Всё смешивалось у него в голове – возвышенные образы поэтов Серебряного века и куски разъятой плоти, запах формалина, атлас анатомии Мясникова, трехтомник доктора Соботты с иллюстрациями Хайека, добытый в магазине медицинской книги, оттуда он копировал рисунки, увеличивая в десятки раз, сопровождая поэтическими текстами.
Новые образы складывались и обрастали плотью, они рождались из другого измерения, явился новый смысл существования человеческих органов, это были не просто куски плоти, которые болят, кровоточат, разлагаются, они встраивались в другую систему координат – космическую. И стало как-то легче жить, учиться, изучать анатомическое строение телесных частей.
Он углублялся в языковую толщь анатомии.
– Прислушайся, – шептал мне в ночи, – как звучат слова «фаллопиевы трубы» или «варолиевый мост», «бронхиальное дерево», «слезные мешки» – так и вижу, – бормотал, – идет согбенный человек и несет за плечами огромный мешок, полный слез…
Он учился медицине, рисовал, писал стихи. После института год работал в гастроэнтерологическом отделении врачом. Тогда родился миф о космическом желудочно-кишечном тракте – Лёня взялся утверждать, что мы – всего лишь пища огромного космического желудка и перевариваем переваренное.
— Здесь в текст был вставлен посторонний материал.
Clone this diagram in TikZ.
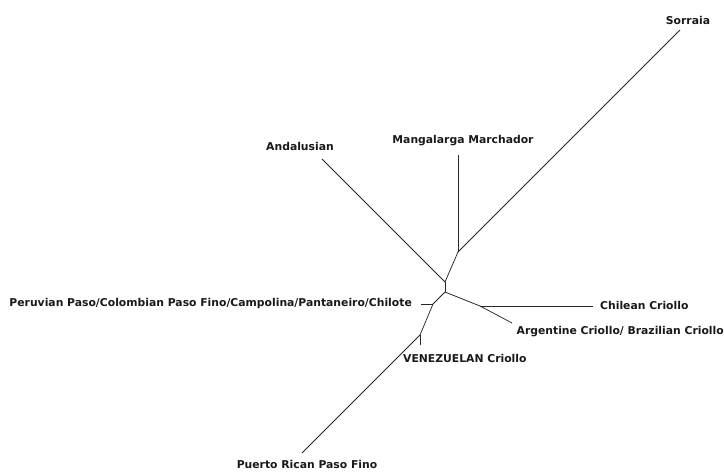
\documentclass[tikz,border=0pt]{standalone}
\usepackage{fontspec}
\setmainfont{DejaVu Sans}
\begin{document}
\begin{tikzpicture}[x=1pt,y=-1pt,
  lbl/.style={font=\bfseries\fontsize{10.8}{12}\selectfont, inner sep=0pt, text=black!90},
  br/.style={draw=black!85, line width=0.75pt}]
\useasboundingbox (0,0) rectangle (724,472);
% internal nodes
\coordinate (n1) at (445,282);
\coordinate (n2) at (445,292);
\coordinate (n3) at (458,252);
\coordinate (n4) at (480,306);
\coordinate (n5) at (433,304);
\coordinate (n6) at (420,335);
% leaf ends
\coordinate (eA) at (322,159);
\coordinate (eM) at (458,155);
\coordinate (eS) at (680,30);
\coordinate (eC) at (593,306);
\coordinate (eG) at (512,323);
\coordinate (eP) at (421,304);
\coordinate (eV) at (420,345);
\coordinate (eR) at (302,453);
% labels
\node[lbl] (lA) at (300,146) {Andalusian};
\node[lbl] (lM) at (463,141) {Mangalarga Marchador};
\node[lbl] (lS) at (688,20) {Sorraia};
\node[lbl, anchor=west] (lC) at (600,305) {Chilean Criollo};
\node[lbl, anchor=east] (lG) at (724,332) {Argentine Criollo/ Brazilian Criollo};
\node[lbl, anchor=east] (lP) at (412,304) {Peruvian Paso/Colombian Paso Fino/Campolina/Pantaneiro/Chilote};
\node[lbl, anchor=west] (lV) at (403,358) {VENEZUELAN Criollo};
\node[lbl] (lR) at (307,464) {Puerto Rican Paso Fino};
% branches
\draw[br] (eA) -- (n1);
\draw[br] (n1) -- (n2);
\draw[br] (n1) -- (n3);
\draw[br] (n3) -- (eM);
\draw[br] (n3) -- (eS);
\draw[br] (n2) -- (n4);
\draw[br] (n4) -- (eC);
\draw[br] (n4) -- (eG);
\draw[br] (n2) -- (n5);
\draw[br] (n5) -- (eP);
\draw[br] (n5) -- (n6);
\draw[br] (n6) -- (eV);
\draw[br] (n6) -- (eR);
\end{tikzpicture}
\end{document}
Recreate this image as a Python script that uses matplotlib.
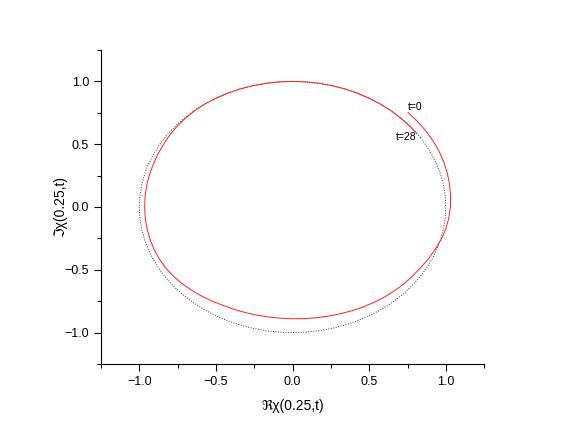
import numpy as np
import matplotlib
matplotlib.use('Agg')
import matplotlib.pyplot as plt
from matplotlib.ticker import MultipleLocator

plt.rcParams['font.family'] = ['Liberation Sans', 'DejaVu Sans']

#----------------------- donnees ----------------------------------------------
# chi(0.25,t) : phase (degres, de t=0 a t=28) et module lu sur la courbe rouge
phase_red = list(range(45, -321, -5)) + [-324]
mod_red = [1.065, 1.062, 1.06, 1.057, 1.054, 1.05, 1.045, 1.04, 1.035, 1.03,
           1.023, 1.015, 1.003, 0.99, 0.977, 0.965, 0.957, 0.95, 0.942, 0.935,
           0.927, 0.92, 0.912, 0.905, 0.9, 0.895, 0.892, 0.89, 0.889, 0.89,
           0.892, 0.895, 0.9, 0.905, 0.915, 0.925, 0.935, 0.945, 0.953, 0.96,
           0.963, 0.965, 0.965, 0.965, 0.965, 0.965, 0.966, 0.967, 0.968, 0.97,
           0.974, 0.978, 0.984, 0.99, 0.994, 0.998, 1.0,
           1.0, 1.0, 1.0, 1.0, 1.0, 1.0, 1.0, 1.0, 1.0, 1.0, 1.0, 1.0, 1.0,
           1.0, 1.0, 1.0, 1.0, 1.0]
# cercle unite (pointilles)
phase_dot = [33.5] + list(range(30, -326, -5)) + [-326.5]
mod_dot = [1.0] * len(phase_dot)

#------------------------------------------------------------------------------
def to_xy(phase, mod):
    p = np.radians(phase)
    m = np.array(mod)
    return m * np.cos(p), m * np.sin(p)

x_red, y_red = to_xy(phase_red, mod_red)
x_dot, y_dot = to_xy(phase_dot, mod_dot)

fig = plt.figure(figsize=(5.61, 4.34), dpi=100)
ax = fig.add_axes([0.180, 0.1613, 0.683, 0.7235])
ax.plot(x_dot, y_dot, color='#333333', lw=0.7, linestyle=(0, (1, 1.6)))
ax.plot(x_red, y_red, color='#ff2020', lw=0.7)

ax.text(0.80, 0.80, 't=0', fontsize=7.5, ha='center', va='center')
ax.text(0.74, 0.557, 't=28', fontsize=7.5, ha='center', va='center')

ax.set_xlim(-1.25, 1.25)
ax.set_ylim(-1.25, 1.25)
ax.xaxis.set_major_locator(MultipleLocator(0.5))
ax.yaxis.set_major_locator(MultipleLocator(0.5))
ax.xaxis.set_minor_locator(MultipleLocator(0.25))
ax.yaxis.set_minor_locator(MultipleLocator(0.25))
ax.tick_params(which='major', direction='out', length=5, width=0.8, labelsize=9)
ax.tick_params(which='minor', direction='out', length=3, width=0.8)
ax.spines['top'].set_visible(False)
ax.spines['right'].set_visible(False)
ax.set_xlabel('ℜχ(0.25,t)', fontsize=10, labelpad=8)
ax.set_ylabel('ℑχ(0.25,t)', fontsize=10, labelpad=-2)

fig.savefig('out.png', dpi=100)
Брюшная полость, полная кишок,
Похожа на небесную страну!
Вскипают облака,
Сплетенье солнечное внутри пупка восходит!
Стал изображать слоновьи хоботы и шланги водолазов, тянуть, тянуть эти бесконечные трубки от звезды до звезды, из центра солнечного сплетения прямо в бесконечность.
«Однажды, катаясь на лыжах в заснеженном уральском лесу, я встретил великий желудок, тихо лежащий среди снегов…» – без черновиков и эскизов, будто в полусне, набело, он рисовал и писал кисточкой в альбоме поэму «Хрустальный желудок ангела».
Как-то ночью нам обоим приснился Желудок, он был полон драгоценных камней: сапфиры и изумруды, рубины и опалы, бирюза и другие самоцветы посыпались на пол, ослепив нас своим сиянием. Наутро в Коломенском возле разрушенной церкви села Дьяково Лёня увидел помороженного ангела у забора наполовину в снегу с заиндевелыми крыльями.
– Возьми мой желудок… – тот прошептал.
Хрустальный желудок, в котором мерцает его душа.
– Разобьешь, – Лёня думал, – и она вселится в тебя, и ты улетишь в небеса вместе с лыжами, улетишь, не вернешься, исчезнешь за облаками.